In Kathy Iandoli's new book, "Baby Girl: Better Known as Aaliyah," producer Jermaine Dupri describes the dynamic in plainer terms: "Just the softness of how she sang over those hard-ass beats, it was something different."

That different something resonated profoundly with any child of the information age who kept a CD player around.

In a world where everything is online, Aaliyah was not. You had to find her music. Then you had to imagine what you couldn't know about it.

Listen to her songs today and you'll hear her tones and tactics coursing through the past 20 years of popular music - her profound interiority, her melodic nonchalance, her sci-fi tomboy aura.

Without Aaliyah, Frank Ocean wouldn't be as enigmatic and Rihanna wouldn't be as cool.

You can trace it all back to "One in a Million," an album Aaliyah began recording at 16 with the help of Missy Elliott and Timbaland, two then-rookie producers who made the final years of the 20th century feel like a perpetual Saturday night in the 22nd.

The title track is their collective masterpiece. It starts with a bulging kick, a crisp snare and crickets - an orchestra of insects chattering in perfect time with the drums, which quickly begin to sound insectoid, too.

It's as if the trio is bending the sounds of the natural world around them into the shape of a slow jam, until the song itself becomes its own deeply enchanted, real-fake, imaginary no-place.

Aaliyah sounds completely at home.

Remember, this is a love song, and its two-line refrain is fine art. "Your love is one in a million, it goes on, and on, and on," Aaliyah sings in her steadiest, warmest, coolest voice, gently melting time as she stretches her syllables.
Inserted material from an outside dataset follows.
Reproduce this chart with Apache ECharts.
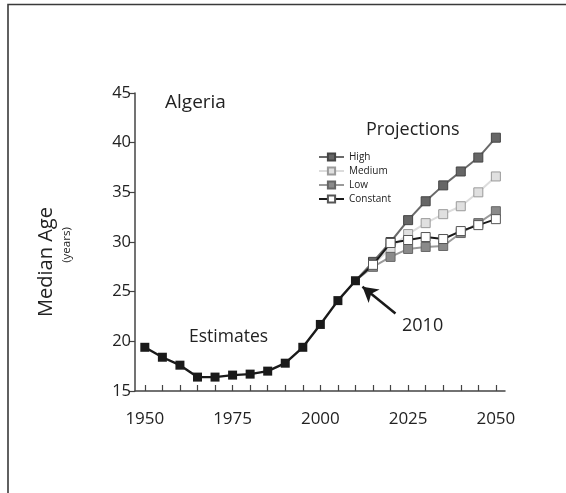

That first "on" holds the highest note in the phrase, but just barely - so she's conjuring infinity here, but with almost zero effort. It's paralysing.

Then the second line of the couplet turns it all upside down: "You give me a really good feeling all day long."

A really good feeling? Is that all this song is about? Or is she downplaying a cosmic passion by phrasing it in casual teenage love-letter language?

Either way, experiencing this song at midlife obviously feels much different than slow dancing to it on prom night.

A pop hit about adolescent desire now sounds like a spiritual ode to whoever can make you feel good every day for life.

The music's meaning has changed - not because you can suddenly stream it, or because your favourite rapper likes it - but because life goes on, and on, and on, until it doesn't.

Listening to "One in a Million" feels like staring directly into infinity, wondering how much of it we'll get to see, hoping we'll feel loved all the way.